A captura, o sequestro e o tráfico de seres humanos foram durante séculos um excelente negócio que gerou as riquezas que financiaram a Revolução Industrial, e o trabalho dos africanos escravizados nas colônias foi a base do desenvolvimento econômico das principais nações da Europa e das Américas, sendo o Brasil a última nação a torná-lo ilegal, em 13 de maio de 1888. Ao longo da história da escravidão africana no Brasil colonial, estima-se que chegaram aos nossos portos cerca de 4 milhões de africanos e que o mesmo número de pessoas morreu durante a travessia nos navios negreiros.

Não é difícil entender que a divisão da sociedade em pessoas que possuíam direitos de cidadania e pessoas que não só não os possuíam como eram equiparados aos animais domésticos, durante tantos anos moldou hábitos, práticas e valores sociais e individuais que se tornaram traços característicos da identidade nacional, muitos dos quais ainda se mantêm ativos nos dias de hoje.

Depois do preconceito e da discriminação racial, talvez a mais perversa herança do regime escravocrata seja a chamada naturalização da desigualdade social e racial, como se elas fossem decorrência apenas da vontade e da competência das pessoas e não do acesso desigual aos direitos fundamentais, especialmente à educação, ao trabalho e à propriedade da terra.

Por exemplo: uma lei complementar à Constituição do Império de 1824 proibia os negros (e os leprosos) de frequentar escolas, como forma de impedir o acesso de escravos e negros libertos à mais eficaz alavanca de ascensão social, econômica e política de qualquer povo.
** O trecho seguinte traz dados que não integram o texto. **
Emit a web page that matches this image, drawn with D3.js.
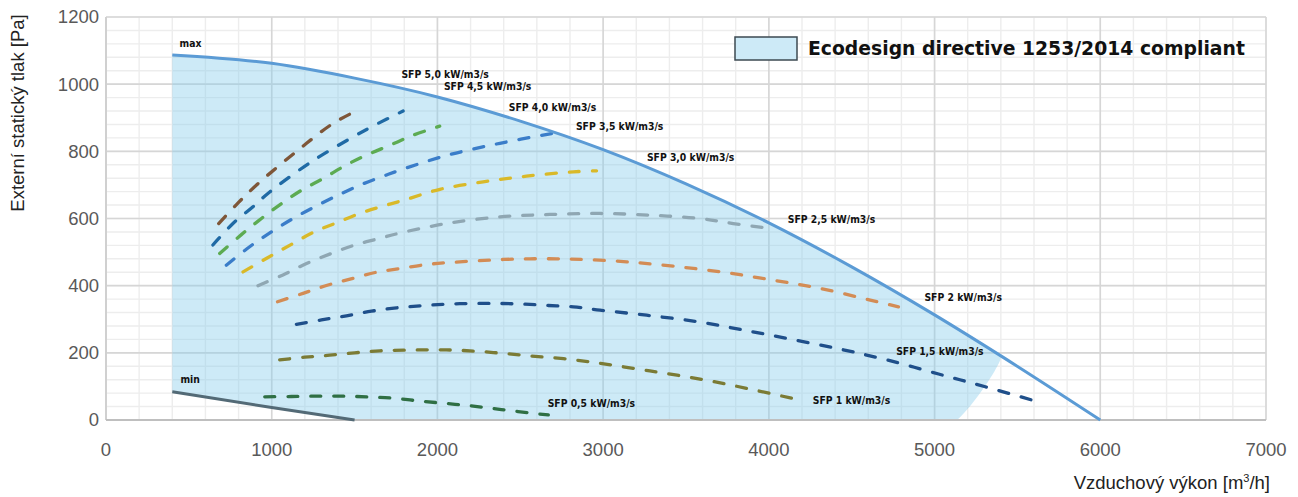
<!DOCTYPE html>
<meta charset="utf-8">
<script src="https://d3js.org/d3.v7.min.js"></script>
<style>
  body { margin: 0; background: #fff; }
</style>
<div id="my_dataviz"></div>

<script>

  // ---- data (airflow m3/h, pressure Pa) ----
  var maxCurve = [[400,1087],[1000,1062],[1500,1018],[2000,962],[2500,890],[3000,805],[3500,703],[4000,587],[4500,456],[5000,313],[5400,191],[6000,0]];
  var minCurve = [[400,84],[1000,37],[1500,0]];
  // right border of the compliant zone
  var zoneEdge = [[5400,191],[5396,179],[5348,134],[5288,89],[5215,42],[5137,0]];

  var sfpNames = ["SFP 5,0 kW/m3/s","SFP 4,5 kW/m3/s","SFP 4,0 kW/m3/s","SFP 3,5 kW/m3/s","SFP 3,0 kW/m3/s",
                  "SFP 2,5 kW/m3/s","SFP 2 kW/m3/s","SFP 1,5 kW/m3/s","SFP 1 kW/m3/s","SFP 0,5 kW/m3/s"];

  var sfp50 = [[680,585],[800,648],[920,705],[1150,800],[1370,883],[1530,925]];
  var sfp45 = [[645,521],[766,585],[887,635],[988,679],[1240,769],[1491,843],[1622,878],[1793,920]];
  var sfp40 = [[686,496],[817,552],[938,600],[1058,644],[1179,684],[1310,719],[1441,757],[1572,789],[1713,818],[1853,848],[2014,875]];
  var sfp35 = [[726,461],[867,516],[998,560],[1129,600],[1260,635],[1390,667],[1521,697],[1662,724],[1803,749],[2065,789],[2377,824],[2689,853]];
  var sfp30 = [[827,441],[978,484],[1119,523],[1252,559],[1390,587],[1531,615],[1672,637],[1814,657],[2015,687],[2276,709],[2537,726],[2820,739],[2960,742]];
  var sfp25 = [[917,400],[1068,432],[1210,466],[1360,496],[1501,521],[1652,541],[1793,559],[2055,585],[2377,605],[2679,612],[2980,615],[3282,610],[3584,600],[3785,585],[4018,570]];
  var sfp20 = [[1035,352],[1189,377],[1340,402],[1491,422],[1632,440],[1773,451],[1934,463],[2075,469],[2236,474],[2397,478],[2558,480],[2719,480],[2880,478],[3142,471],[3423,458],[3725,440],[4018,417],[4309,392],[4612,357],[4782,337]];
  var sfp15 = [[1149,285],[1300,298],[1451,310],[1602,324],[1753,334],[1904,340],[2055,345],[2216,347],[2367,347],[2518,345],[2669,341],[2820,337],[2981,327],[3263,312],[3565,293],[3846,268],[4138,240],[4440,210],[4712,179],[5024,137],[5306,99],[5640,52]];
  var sfp10 = [[1048,179],[1199,187],[1350,193],[1501,200],[1652,206],[1803,208],[1953,209],[2104,208],[2255,204],[2407,198],[2558,191],[2709,185],[2860,177],[2981,169],[3282,146],[3595,121],[3897,91],[4208,57]];
  var sfp05 = [[958,69],[1119,70],[1270,71],[1421,71],[1572,69],[1733,65],[1884,57],[2035,50],[2185,43],[2336,34],[2487,25],[2669,15]];
  var sfpSeries = [sfp50, sfp45, sfp40, sfp35, sfp30, sfp25, sfp20, sfp15, sfp10, sfp05];

  // where each SFP label sits (data coords of its left edge / middle)
  var sfpLabelAt = [[1783,1030],[2039,994],[2431,932],[2836,873],[3264,782],[4114,597],[4939,365],[4768,203],[4265,57],[2665,48]];
  var maxLabelAt = [444,1121];
  var minLabelAt = [449,122];

  var xTicks = [0,1000,2000,3000,4000,5000,6000,7000];
  var yTicks = [0,200,400,600,800,1000,1200];
  var legendText = "Ecodesign directive 1253/2014 compliant";

  var sfpColors = ["#7e5638","#1f6aa5","#5cab52","#3a7dc9","#d9b929","#8fa7b3","#d38c55","#1f4f8a","#7b7b35","#2f6f44"];

  // ---- layout ----
  var W = 1298, H = 497;
  var margin = { top: 17, right: 32, bottom: 77, left: 106 };
  var width = W - margin.left - margin.right,
      height = H - margin.top - margin.bottom;

  var svg = d3.select("#my_dataviz")
    .append("svg")
    .attr("width", W)
    .attr("height", H)
    .style("font-family", "'Liberation Sans', Arial, sans-serif");

  var g = svg.append("g")
    .attr("transform", "translate(" + margin.left + "," + margin.top + ")");

  var x = d3.scaleLinear().domain([0, 7000]).range([0, width]);
  var y = d3.scaleLinear().domain([0, 1200]).range([height, 0]);

  // minor grid
  g.append("g").selectAll("line")
    .data(d3.range(0, 7001, 200))
    .enter().append("line")
    .attr("x1", function (d) { return x(d); }).attr("x2", function (d) { return x(d); })
    .attr("y1", 0).attr("y2", height)
    .attr("stroke", "#ededed").attr("stroke-width", 1.4);
  g.append("g").selectAll("line")
    .data(d3.range(0, 1201, 40))
    .enter().append("line")
    .attr("y1", function (d) { return y(d); }).attr("y2", function (d) { return y(d); })
    .attr("x1", 0).attr("x2", width)
    .attr("stroke", "#ededed").attr("stroke-width", 1.4);

  // major grid
  g.append("g").selectAll("line")
    .data(xTicks)
    .enter().append("line")
    .attr("x1", function (d) { return x(d); }).attr("x2", function (d) { return x(d); })
    .attr("y1", 0).attr("y2", height)
    .attr("stroke", "#d6d6d6").attr("stroke-width", 1.6);
  g.append("g").selectAll("line")
    .data(yTicks)
    .enter().append("line")
    .attr("y1", function (d) { return y(d); }).attr("y2", function (d) { return y(d); })
    .attr("x1", 0).attr("x2", width)
    .attr("stroke", "#d6d6d6").attr("stroke-width", 1.6);

  // compliant zone
  var lineMono = d3.line().x(function (d) { return x(d[0]); }).y(function (d) { return y(d[1]); }).curve(d3.curveMonotoneX);
  var lineEdge = d3.line().x(function (d) { return x(d[0]); }).y(function (d) { return y(d[1]); }).curve(d3.curveCatmullRom);
  var lineStraight = d3.line().x(function (d) { return x(d[0]); }).y(function (d) { return y(d[1]); });

  var topPart = lineMono(maxCurve.filter(function (d) { return d[0] <= 5400; }));
  var edgePart = lineEdge(zoneEdge).replace(/^M/, "L");
  var minPart = lineStraight(minCurve.slice().reverse()).replace(/^M/, "L");
  g.append("path")
    .attr("d", topPart + edgePart + minPart + "Z")
    .attr("fill", "#87ceeb")
    .attr("fill-opacity", 0.42);

  // axes lines
  g.append("line").attr("x1", 0).attr("x2", 0).attr("y1", 0).attr("y2", height)
    .attr("stroke", "#d0d0d0").attr("stroke-width", 2);
  g.append("line").attr("x1", 0).attr("x2", width).attr("y1", height).attr("y2", height)
    .attr("stroke", "#bfbfbf").attr("stroke-width", 2);

  // SFP dashed curves
  var lineSmooth = d3.line().x(function (d) { return x(d[0]); }).y(function (d) { return y(d[1]); }).curve(d3.curveCatmullRom);
  g.append("g").selectAll("path")
    .data(sfpSeries)
    .enter().append("path")
    .attr("d", lineSmooth)
    .attr("fill", "none")
    .attr("stroke", function (d, i) { return sfpColors[i]; })
    .attr("stroke-width", 3.3)
    .attr("stroke-linecap", "round")
    .attr("stroke-dasharray", "10,13");

  // max / min
  g.append("path").attr("d", lineMono(maxCurve))
    .attr("fill", "none").attr("stroke", "#5b9bd5").attr("stroke-width", 3);
  g.append("path").attr("d", lineStraight(minCurve))
    .attr("fill", "none").attr("stroke", "#536a76").attr("stroke-width", 3);

  // curve labels
  var lblFont = "'DejaVu Sans Condensed', 'DejaVu Sans', sans-serif";
  g.append("g").selectAll("text")
    .data(sfpNames)
    .enter().append("text")
    .attr("x", function (d, i) { return x(sfpLabelAt[i][0]); })
    .attr("y", function (d, i) { return y(sfpLabelAt[i][1]); })
    .attr("dy", "0.35em")
    .style("font-family", lblFont)
    .style("font-stretch", "condensed")
    .style("font-weight", "bold")
    .style("font-size", "10.3px")
    .attr("fill", "#111")
    .text(function (d) { return d; });

  g.append("text").attr("x", x(maxLabelAt[0])).attr("y", y(maxLabelAt[1])).attr("dy", "0.35em")
    .style("font-family", lblFont).style("font-stretch", "condensed").style("font-weight", "bold").style("font-size", "10.3px")
    .attr("fill", "#111").text("max");
  g.append("text").attr("x", x(minLabelAt[0])).attr("y", y(minLabelAt[1])).attr("dy", "0.35em")
    .style("font-family", lblFont).style("font-stretch", "condensed").style("font-weight", "bold").style("font-size", "10.3px")
    .attr("fill", "#111").text("min");

  // tick labels
  g.append("g").selectAll("text")
    .data(xTicks)
    .enter().append("text")
    .attr("x", function (d) { return x(d); })
    .attr("y", height + 36)
    .attr("text-anchor", "middle")
    .style("font-size", "18.5px")
    .attr("fill", "#595959")
    .text(function (d) { return d; });
  g.append("g").selectAll("text")
    .data(yTicks)
    .enter().append("text")
    .attr("x", -7)
    .attr("y", function (d) { return y(d); })
    .attr("dy", "0.35em")
    .attr("text-anchor", "end")
    .style("font-size", "18.5px")
    .attr("fill", "#595959")
    .text(function (d) { return d; });

  // axis titles
  var xt = svg.append("text")
    .attr("x", 1270).attr("y", 489)
    .attr("text-anchor", "end")
    .style("font-size", "18.5px")
    .attr("fill", "#222");
  xt.append("tspan").text("Vzduchový výkon [m");
  xt.append("tspan").attr("dy", -7).style("font-size", "11px").text("3");
  xt.append("tspan").attr("dy", 7).text("/h]");

  svg.append("text")
    .attr("transform", "translate(24,113) rotate(-90)")
    .attr("text-anchor", "middle")
    .style("font-size", "18.5px")
    .attr("fill", "#222")
    .text("Externí statický tlak [Pa]");

  // legend
  svg.append("rect")
    .attr("x", 735).attr("y", 37).attr("width", 62).attr("height", 23)
    .attr("fill", "#cdeaf7").attr("stroke", "#3d4a52").attr("stroke-width", 1.5);
  svg.append("text")
    .attr("x", 808).attr("y", 55)
    .style("font-family", "'DejaVu Sans', sans-serif")
    .style("font-weight", "bold")
    .style("font-size", "18.8px")
    .attr("fill", "#111")
    .text(legendText);

</script>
No Paraná de hoje, observamos que a população negra continua enfrentando dificuldades no acesso à educação. O IDHM (Índice de Desenvolvimento Humano Municipal) do Estado divulgado em 2017 mostra que entre o ano 2000 e 2010 o percentual de negros entre 18 e 20 anos com o ensino médio completo passou 19,24% para 34,95%, enquanto entre os brancos da mesma faixa etária o mesmo percentual cresceu de 37,36 % para 53,85 %. Embora tenha havido avanços consideráveis para os dois grupos de jovens, a desigualdade entre eles se manteve na faixa de 18,1 pontos em 2000 e 18,9 em 2010.

Com relação à renda, o IDHM aponta que entre 2000 e 2010 a renda “per capita” dos paranaenses negros variou de R$ 339,94 para R$ 573,05, sendo que a dos não negros evoluiu de R$ 710, 85 para R$ 1.012,17. Neste particular a desigualdade entre negros e brancos cresceu de 59,3% para 70,19% no período, em desfavor dos negros.

Esses números demonstram que a igualdade formal preconizada pela Constituição Federal está muito distante da realidade, fato que pode bem ser observado quando olhamos ao redor e não encontramos negros e pardos ocupando funções mais relevantes nas empresas privadas e órgão públicos, em proporções capazes de lembrar o percentual desse segmento na população do país (53%), do Paraná (31%) ou do município de Curitiba (19%).

Para que a sociedade brasileira avance no sentido de tornar-se uma verdadeira democracia é indispensável que todo cidadão e cidadã tome consciência de que a redução da desigualdade racial, social e de gênero em impactos importantes na diminuição da pobreza e da violência e na construção de uma nação mais justa, pacífica e fraterna.